June 30, 2015

The #SJW world and #InsideOut spoiled

Inside Out PR release poster,
via Wikipedia
Joni Edelman, a "body positivity" feminist, claims that the hot new movie, "Inside Out" (hot enough to have trumped "Avatar" for best opening weekend in history) promotes "body negativity."


Because the "Sadness" character is ... "fat."

Well, she is heavier than the others, but ... watch as I prepare to rip Joni Edelman to shreds.

First, this must also mean that "Anger" is an attack on short people. In addition, since the Anger emotion for the character "Riley" is played by a guy, I guess Pixar was also saying that women's anger is unfeminine or something. Got it.

And, "Fear" looks awfully anorexic. Must be an attack on them there.

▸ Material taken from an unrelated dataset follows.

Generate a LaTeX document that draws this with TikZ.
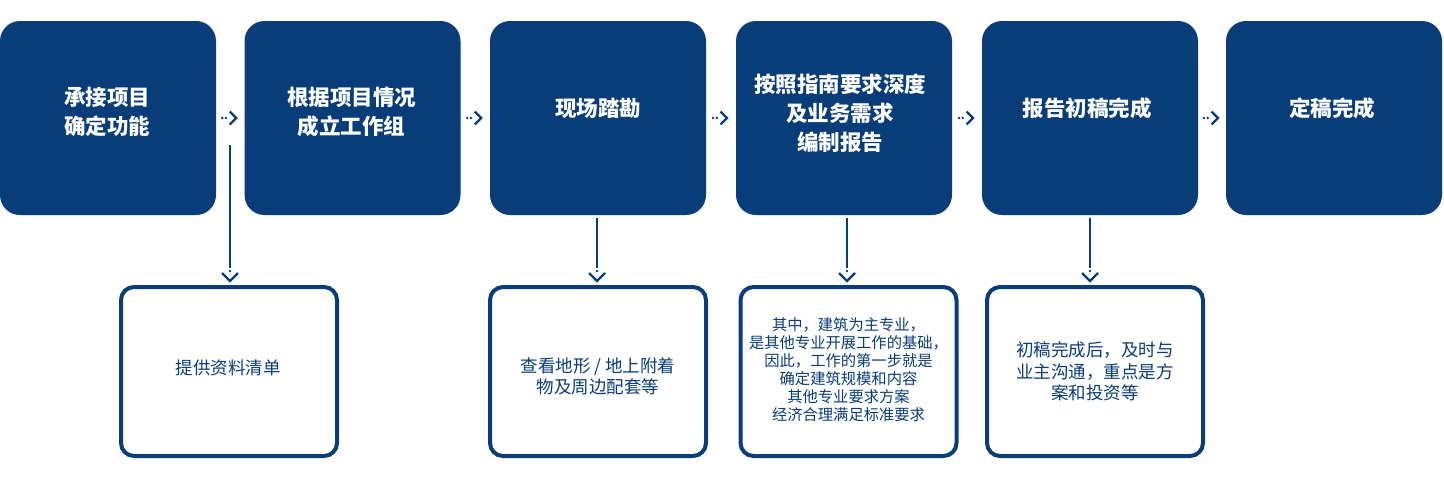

Plus, Anger is red, Sadness is blue. I guess there's a political message for today's America hidden somewhere?

And, of course, which even Edelman is compelled to mention, Sadness is different in other ways. She has what Edelman calls an "emo" haircut. She wears glasses.  Guess that's a huge bias.

She wears a turtleneck, for doorknob's sake! And, yes, Edelman actually latches on this, as though it's proof of nerd bias or something.

No, really:

Joy doesn't wear glasses. She probably had Lasik. Because she is probably also rich. Rich, white (well, white-ish) people are also joyous. And she gets to wear a cute little dress, which she probably bought at Nordstrom, while Sad is shrouded in what is probably an itchy-ass thrifted wool sweater. Maybe that's why she's named Sad.
Oh, they're all "white-ish."

What? Edelman's not bitching that none of Riley's emotions look like a stereotypical minority? (Rather, I think a legit bitch is that neither Riley nor her parents sound even close to native Minnesotan.)

Beyond that, Anger is about the same build as Sadness.

Finally, Edelman, aren't you promoting body-negativity yourself by fixating on Sadness' weight and other things and presuming that Pixar is sending a message? Hmm, maybe we need to create an Implicit Bias Project test for weight and see if you have a high degree of unconscious body negativity yourself.

Of course, when you say this near the start of the review:
I can't write with any real authority about Inside Out, because I haven't see the movie, but I'm pretty much 100% positive that seeing the movie isn't required to make this judgment.

Ahh, so we’re judging a book by a cover you invented and then straitjacketed on to it. Got it.

(Oh, and while I just read this by Edelman, I'm sure she is far from alone in social justice warrior land.)

On the surface, the New Yorker, in an opinion that sounds like Richard Brody is Woody Allen at a primal scream therapy session from the 1970s, sounds better.

But, in reality, his idea of introducing half a dozen additional emotions, along with, say, "existential angst," would kill "Inside Out" dead as a kids' movie. And, it might kill it dead as an adult movie for three-quarters of the adults who are seeing it for themselves. Beyond that, you would have had a 3-hour movie or more if Pixar had tried to go inside the brain of multiple people for the whole movie. (It DID, though, Brody, look briefly at least at Mom and Dad.)

On the other hand, I largely agree with his idea that it could have used more complexity. But, I would have made Riley 13 or 14 in that case, to put her in the post-puberty world. If we're going to re-engineer a movie plot, let's do it right.

I would have "shoehorned" one more emotion into the mix: Guilt. It's semi-core. (Jealousy and the others Brody mentions are generally not considered "core" emotions.)

He is right that Pixar movies can be insipid. But, if one wants an adult movie about complex adult emotions, a number already exists. "The Brothers Karamazov," on screen, comes immediately to mind.

Besides, there are some more subtle angles. This reviewer notes, as did I and surely many others, that Joy is a control freak and that the other four "Cores" also have personalities.